The question is how can you know if it needs treatment or not. I guess you either need to do a biopsy, or check if it's grown after N months (leaving patient scared and anxious during that time). Neither are great if most cases end up not needing treatment.
If the test provides you zero information about whether it needs treating then it was never a useful test. Presumably it's more like "there's a X% chance this needs treatment". In which case you just set reasonable thresholds for X. E.g. if it's 5% you monitor it, 10% you do a biopsy, 70% you operate, etc.
This is much more sensible than just not testing at all and letting people die from cancer.
> leaving patient scared and anxious during that time
This seems to be the actual motivation. We don't want to scare people with test results so we're just not going to test them. I think that should be up to the patient.

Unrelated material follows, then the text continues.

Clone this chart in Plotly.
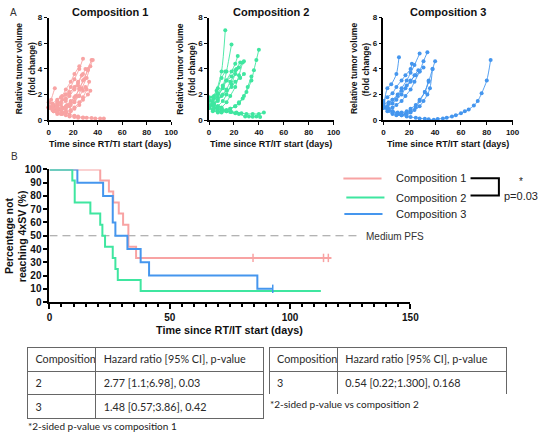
import plotly.graph_objects as go

W, H = 548, 438
def fx(p): return p / W
def fy(p): return 1 - p / H

PINK = "#f8a3a3"
GREEN = "#3fe6a0"
BLUE = "#4596ee"
AX = "Liberation Sans"
TB = "Lato"

# ---------------- Panel A data (spider plots) ----------------
c1_days = [
    [0, 4, 7, 11, 14, 18, 21, 25, 28],
    [0, 4, 8, 11, 15, 18, 22, 25, 29, 32, 35],
    [0, 3, 7, 10, 14, 17, 21, 24, 27, 31, 34, 36],
    [0, 4, 7, 11, 14, 18, 21, 25],
    [0, 3, 7, 10, 14, 17, 21, 24, 28, 30],
    [0, 4, 7, 11, 14, 18, 21, 25, 28, 32],
    [0, 3, 7, 10, 14, 17, 21, 24, 27],
    [0, 4, 7, 11, 14, 18, 21, 25, 28, 31, 33],
    [0, 3, 7, 10, 14, 17, 21, 24],
    [0, 4, 7, 11, 14, 18, 21, 25, 28, 30],
    [0, 4, 7, 11, 14, 18, 21, 25, 28, 32, 34],
    [0, 2, 5],
    [0, 3, 7, 10, 14, 17, 21, 24, 28, 31, 35, 38, 42, 45],
    [0, 3, 7, 10, 14, 17, 21, 24, 28],
]
c1_vals = [
    [1.0, 1.1, 1.3, 1.6, 2.0, 2.6, 3.2, 4.0, 4.8],
    [1.0, 0.9, 0.9, 1.0, 1.2, 1.5, 1.9, 2.5, 3.2, 4.0, 4.7],
    [1.0, 0.8, 0.7, 0.8, 0.9, 1.1, 1.4, 1.9, 2.5, 3.3, 4.2, 4.7],
    [1.0, 1.2, 1.5, 1.9, 2.4, 3.0, 3.6, 4.2],
    [1.0, 0.9, 1.0, 1.2, 1.5, 1.9, 2.4, 2.9, 3.6, 4.0],
    [1.0, 0.8, 0.8, 0.9, 1.1, 1.4, 1.8, 2.4, 3.1, 3.9],
    [1.0, 1.1, 1.2, 1.4, 1.7, 2.1, 2.6, 3.0, 3.5],
    [1.0, 0.7, 0.6, 0.6, 0.7, 0.8, 1.0, 1.4, 1.8, 2.4, 3.0],
    [1.0, 1.3, 1.6, 1.8, 2.0, 2.2, 2.5, 2.7],
    [1.0, 0.9, 0.8, 0.9, 1.0, 1.2, 1.5, 1.9, 2.3, 2.6],
    [1.0, 0.7, 0.5, 0.5, 0.6, 0.7, 0.9, 1.2, 1.6, 2.0, 2.3],
    [1.0, 1.6, 2.5],
    [1.4, 1.2, 1.0, 0.8, 0.6, 0.45, 0.35, 0.3, 0.22, 0.2, 0.18, 0.15, 0.15, 0.15],
    [1.0, 0.9, 0.7, 0.5, 0.4, 0.3, 0.25, 0.2, 0.2],
]

c2_days = [
    [0, 3, 6, 10, 13],
    [0, 4, 7, 11, 14, 18],
    [0, 3, 7, 10, 14, 17, 21, 24, 27, 30, 34, 36, 38, 40],
    [0, 4, 7, 11, 14, 18, 21, 23],
    [0, 3, 7, 10, 14, 17, 21, 24, 28],
    [0, 4, 7, 11, 14, 18, 21, 25],
    [0, 3, 7, 10, 13],
    [0, 4, 7, 11, 14, 18, 22],
    [0, 3, 7, 10, 14, 17, 21, 24, 27],
    [0, 3, 7, 10, 14, 17, 21, 24, 28, 31, 34],
    [0, 4, 7, 11, 14, 18, 21, 25, 28],
    [0, 3, 7, 10, 14, 17, 21, 24, 29, 32, 35, 38, 41],
    [0, 4, 7, 11, 14, 18, 22, 26, 30, 35, 40, 44],
]
c2_vals = [
    [1.0, 1.5, 2.3, 3.8, 7.0],
    [1.0, 1.3, 1.8, 2.6, 3.8, 5.9],
    [1.0, 0.8, 0.7, 0.7, 0.8, 0.9, 1.1, 1.3, 1.7, 2.2, 3.1, 3.9, 4.7, 5.5],
    [1.5, 1.7, 2.0, 2.5, 3.1, 3.8, 4.4, 5.0],
    [1.0, 1.2, 1.5, 1.9, 2.4, 3.0, 3.6, 4.1, 4.6],
    [1.8, 1.9, 2.1, 2.7, 3.1, 3.4, 3.9, 4.5],
    [1.0, 1.8, 2.5, 3.3, 3.8],
    [1.0, 0.9, 1.1, 1.5, 2.0, 2.8, 4.0],
    [1.0, 0.7, 0.8, 1.0, 1.4, 1.9, 2.6, 3.5, 4.5],
    [1.0, 0.8, 0.6, 0.6, 0.7, 0.9, 1.1, 1.4, 1.9, 2.6, 3.4],
    [1.0, 1.2, 1.6, 2.0, 2.3, 2.6, 3.0, 3.3, 3.6],
    [1.6, 1.3, 1.1, 0.9, 0.75, 0.65, 0.55, 0.5, 0.3, 0.3, 0.28, 0.3, 0.25],
    [1.2, 1.0, 0.9, 0.8, 0.7, 0.65, 0.6, 0.55, 0.5, 0.5, 0.5, 0.6],
]

c3_days = [
    [0, 3, 6, 10, 12],
    [0, 4, 7, 11, 14, 18, 21, 24, 28],
    [0, 3, 7, 10, 14, 17, 21, 24, 28, 31, 34],
    [0, 3, 7, 10, 14, 17, 21, 22],
    [0, 4, 7, 11, 14, 18, 21, 25, 28, 32, 35, 38, 40],
    [0, 4, 7, 11, 14, 18, 21, 25, 28, 31],
    [0, 3, 7, 10, 14, 17, 21, 24, 28, 31, 34, 36, 38],
    [0, 4, 7, 11, 14, 18, 21, 25, 28, 32, 35],
    [0, 4, 7, 11, 14, 18, 21, 25, 28, 32, 35, 39, 42, 46, 49, 53, 56, 60, 63, 66, 70, 73, 76, 80, 83],
    [0, 3, 7, 10, 14, 17, 21, 24, 27],
]
c3_vals = [
    [1.0, 2.5, 2.8, 3.6, 4.9],
    [1.0, 1.3, 1.6, 2.0, 2.5, 3.1, 3.7, 4.3, 5.2],
    [1.0, 0.9, 1.0, 1.2, 1.5, 1.9, 2.4, 3.0, 3.8, 4.6, 5.3],
    [1.5, 1.8, 2.1, 2.6, 3.1, 3.5, 4.0, 4.4],
    [1.0, 0.8, 0.7, 0.6, 0.6, 0.7, 0.9, 1.2, 1.6, 2.2, 3.0, 4.0, 4.6],
    [1.3, 1.4, 1.6, 1.9, 2.3, 2.7, 3.1, 3.5, 3.8, 4.1],
    [1.0, 0.7, 0.5, 0.4, 0.4, 0.5, 0.6, 0.8, 1.1, 1.5, 2.0, 2.5, 4.0],
    [1.0, 0.8, 0.6, 0.5, 0.45, 0.5, 0.7, 1.0, 1.5, 2.2, 3.1],
    [1.2, 0.9, 0.7, 0.55, 0.4, 0.3, 0.25, 0.2, 0.15, 0.12, 0.08, 0.05, 0.1, 0.15, 0.2, 0.3, 0.4, 0.55, 0.7, 0.85, 1.15, 1.5, 2.1, 3.1, 4.7],
    [1.0, 1.1, 1.3, 1.6, 2.0, 2.5, 3.0, 3.5, 3.9],
]

panel_a_titles = ["Composition 1", "Composition 2", "Composition 3"]
panel_a_xtitles = ["Time since RT/TI start (days)", "Time since RT/IT start (days)", "Time since RT/IT start (days)"]

# ---------------- Panel B data (Kaplan-Meier) ----------------
km1_t = [0, 21.1, 24.7, 26.5, 28.8, 30.6, 32.8, 36.0, 117.2]
km1_s = [100, 91.7, 83.3, 75, 66.7, 58.3, 41.7, 33.3, 33.3]
km1_ct = [84.6, 113.9, 115.9]
km1_cs = [33.3, 33.3, 33.3]

km2_t = [0, 9.5, 10.5, 17.0, 21.1, 22.0, 23.1, 26.3, 27.4, 28.4, 37.9, 112.8]
km2_s = [100, 91.7, 75, 66.7, 58.3, 50, 41.7, 33.3, 25, 16.7, 8.3, 8.3]

km3_t = [0, 11.6, 22.3, 26.3, 27.4, 32.4, 37.9, 41.4, 86.4, 92.8]
km3_s = [100, 90, 80, 60, 50, 40, 30, 20, 10, 10]
km3_ct = [92.8]
km3_cs = [10]

median_t = [0, 128]
median_s = [50, 50]

legend_names = ["Composition 1", "Composition 2", "Composition 3"]

# ---------------- Tables ----------------
tab_header = ["Composition", "Hazard ratio [95% CI], p-value"]
tab1_col1 = ["2", "3"]
tab1_col2 = ["2.77 [1.1;6.98], 0.03", "1.48 [0.57;3.86], 0.42"]
tab2_col1 = ["3"]
tab2_col2 = ["0.54 [0.22;1.300], 0.168"]

fig = go.Figure()

# Panel A traces
series = [(c1_days, c1_vals, PINK, "x", "y"),
          (c2_days, c2_vals, GREEN, "x2", "y2"),
          (c3_days, c3_vals, BLUE, "x3", "y3")]
for days, vals, col, xa, ya in series:
    for d, v in zip(days, vals):
        fig.add_trace(go.Scatter(
            x=d, y=v, mode="lines+markers", xaxis=xa, yaxis=ya,
            line=dict(color=col, width=0.9, shape="spline", smoothing=0.8),
            marker=dict(color=col, size=4), cliponaxis=False, showlegend=False))

# Panel B traces
fig.add_trace(go.Scatter(x=median_t, y=median_s, mode="lines", xaxis="x4", yaxis="y4",
                         line=dict(color="#9a9a9a", width=1.2, dash="8px,5px"), showlegend=False))
for t, s, col in [(km1_t, km1_s, PINK), (km3_t, km3_s, BLUE), (km2_t, km2_s, GREEN)]:
    fig.add_trace(go.Scatter(x=t, y=s, mode="lines", xaxis="x4", yaxis="y4",
                             line=dict(color=col, width=2, shape="hv"), cliponaxis=False,
                             showlegend=False))
for t, s, col in [(km1_ct, km1_cs, PINK), (km3_ct, km3_cs, BLUE)]:
    fig.add_trace(go.Scatter(x=t, y=s, mode="markers", xaxis="x4", yaxis="y4",
                             marker=dict(symbol="line-ns", size=6, line=dict(color=col, width=1.5)),
                             cliponaxis=False, showlegend=False))

# Tables
tfont = dict(family=TB, size=10.8, color="#2a2a2a")
fig.add_trace(go.Table(
    domain=dict(x=[fx(25), fx(267)], y=[fy(424), fy(350)]),
    columnwidth=[70, 172],
    header=dict(values=tab_header, height=24, align="left", fill_color="white",
                line=dict(color="#666", width=1), font=tfont),
    cells=dict(values=[tab1_col1, tab1_col2], height=23.5, align="left", fill_color="white",
               line=dict(color="#666", width=1), font=tfont)))
fig.add_trace(go.Table(
    domain=dict(x=[fx(272), fx(515)], y=[fy(399), fy(350)]),
    columnwidth=[70, 173],
    header=dict(values=tab_header, height=24, align="left", fill_color="white",
                line=dict(color="#666", width=1), font=tfont),
    cells=dict(values=[tab2_col1, tab2_col2], height=23.5, align="left", fill_color="white",
               line=dict(color="#666", width=1), font=tfont)))

# Axes
def axis_common(**kw):
    d = dict(showgrid=False, zeroline=False, showline=True, linecolor="black", linewidth=1.6,
             ticks="outside", ticklen=3, tickwidth=1.4, tickcolor="black",
             tickfont=dict(family=AX, size=8, color="#111", weight="bold"))
    d.update(kw)
    return d

a_dom = [(46.7, 172), (210.7, 338), (389, 521)]
ytop, ybot = 12.8, 118
for i, (l, r) in enumerate(a_dom):
    sfx = "" if i == 0 else str(i + 1)
    fig.layout["xaxis" + sfx] = axis_common(domain=[fx(l), fx(r)], range=[0, 100], dtick=20,
                                            anchor="y" + sfx)
    fig.layout["yaxis" + sfx] = axis_common(domain=[fy(ybot), fy(ytop)], range=[0, 8], dtick=2,
                                            anchor="x" + sfx)

fig.layout["xaxis4"] = axis_common(domain=[fx(47.5), fx(416.5)], range=[0, 150], dtick=50,
                                   anchor="y4", ticklen=5, linewidth=2, tickwidth=1.8,
                                   tickfont=dict(family=AX, size=10, color="#111", weight="bold"),
                                   minor=dict(dtick=5, ticks="outside", ticklen=3, tickwidth=1.5,
                                              tickcolor="black"))
fig.layout["yaxis4"] = axis_common(domain=[fy(304), fy(168.3)], range=[0, 100], dtick=10,
                                   anchor="x4", ticklen=4, linewidth=2, tickwidth=1.8,
                                   tickfont=dict(family=AX, size=10, color="#111", weight="bold"))

ann = []
def A(text, x, y, size, xanchor="center", angle=0, family=AX, color="#111", bold=False):
    ann.append(dict(text=("<b>%s</b>" % text) if bold else text, x=fx(x), y=fy(y),
                    xref="paper", yref="paper", showarrow=False, xanchor=xanchor,
                    yanchor="middle", textangle=angle,
                    font=dict(family=family, size=size, color=color)))

A("A", 5, 8, 10, xanchor="left", color="#333")
A("B", 6, 155, 10, xanchor="left", color="#333")
for i, (l, r) in enumerate(a_dom):
    cx = (l + r) / 2
    A(panel_a_titles[i], cx, 7, 11, bold=True)
    A(panel_a_xtitles[i], cx, 142, 9, bold=True)
    A("Relative tumor volume", l - 30, (ytop + ybot) / 2, 8.5, angle=-90, bold=True)
    A("(fold change)", l - 17.5, (ytop + ybot) / 2, 8.5, angle=-90, bold=True)

A("Percentage not", 6, 236.5, 10.5, angle=-90, bold=True)
A("reaching 4xSV (%)", 19.5, 236.5, 10.5, angle=-90, bold=True)
A("Time since RT/IT start (days)", 232, 333, 10.8, bold=True)
A("Medium PFS", 369, 236.5, 10, xanchor="left", color="#333")

leg_y = [177.5, 197, 214]
for name, yy in zip(legend_names, leg_y):
    A(name, 400, yy, 11, xanchor="left", color="#222")
A("*", 530, 181, 10, color="#222")
A("p=0.03", 549.5, 195, 11, xanchor="right", color="#222")

A("*2-sided p-value vs composition 1", 24, 431, 10, xanchor="left", family=TB, color="#222")
A("*2-sided p-value vs composition 2", 271, 408, 10, xanchor="left", family=TB, color="#222")

shapes = []
for col, yy, (x0, x1) in zip([PINK, GREEN, BLUE], leg_y, [(348, 387), (351, 390), (349, 388)]):
    shapes.append(dict(type="line", xref="paper", yref="paper", x0=fx(x0), x1=fx(x1),
                       y0=fy(yy), y1=fy(yy), line=dict(color=col, width=2)))
shapes.append(dict(type="path", xref="paper", yref="paper",
                   path="M %f %f L %f %f L %f %f L %f %f" % (fx(478), fy(177.3), fx(507), fy(177.3),
                                                             fx(507), fy(195), fx(478), fy(195)),
                   line=dict(color="black", width=2)))

fig.update_layout(width=W, height=H, margin=dict(l=0, r=0, t=0, b=0),
                  paper_bgcolor="white", plot_bgcolor="white",
                  annotations=ann, shapes=shapes, showlegend=False)

fig.write_html("out.html")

> This is much more sensible than just not testing at all and letting people die from cancer.
This is not what happens. You're assuming that if the cancer does not get detected by the screening then it never gets detected. What actually happens is that the test gives information that might actually be redundant and obtainable in less risky way. What the studies are showing is that waiting until there are other, more specific signs and symptoms of the prostate cancer results in the same survival rates.
See https://pubmed.ncbi.nlm.nih.gov/38926075/. I was not aware of the ERSPC which came out late last year and gives better outcomes for screening, but overall the evidence is not super clear yet. There are possibly certain groups that can benefit from PSA screening more than others. Also, modern, more effective treatments might allow for later diagnosis with the same clinical results.